Breakfast Bites; While the anticipated liquidity injection by the ECB tomorrow to European banks had the markets trading in positive territory early on, weak economic reports in the form of Durable Goods and Housing prices held it temporarily in check before the strongest consumer confidence number in a year hit coupled with strong manufacturing data from the Richmond Fed. The result??? Markets trading in a “should I stay or should I go” mode
- January Durable Orders month over month -4.0% vs. -1.4% consensus; Prior revised to +3.2% from +3. This was the biggest drop in almost 3 years.
- Home prices in 20 U.S. cities dropped more than forecast (-4%) in December to the lowest level since the housing crisis began in 2006
- Tomorrow is when The European Central Bank will provide a second round of unlimited funds to support the euro area banks.

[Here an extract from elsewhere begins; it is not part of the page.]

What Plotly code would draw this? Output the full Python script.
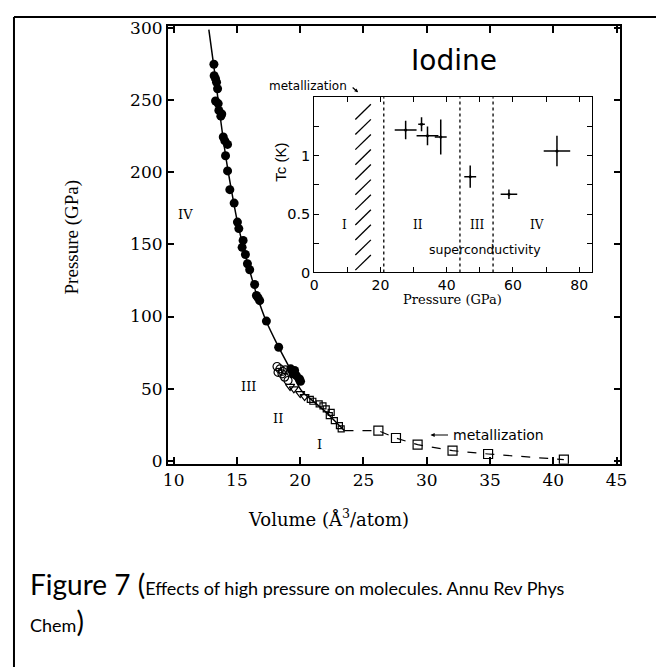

- Warm weather and high gas prices kept consumers out of stores during the February 25 week, according to ICSC-Goldman whose same-store sales index fell a sizable 1.0% compared to the prior week
- Confidence among U.S. Consumers rose in February to its highest level in a year (70.8 vs. consensus 63.0) showing Households may sustain spending and drive the economy
- February Richmond Fed Factory Index at 20 vs. consensus 14
- European confidence in the euro area improved more than forecast in February adding to signs the economy is stabilizing.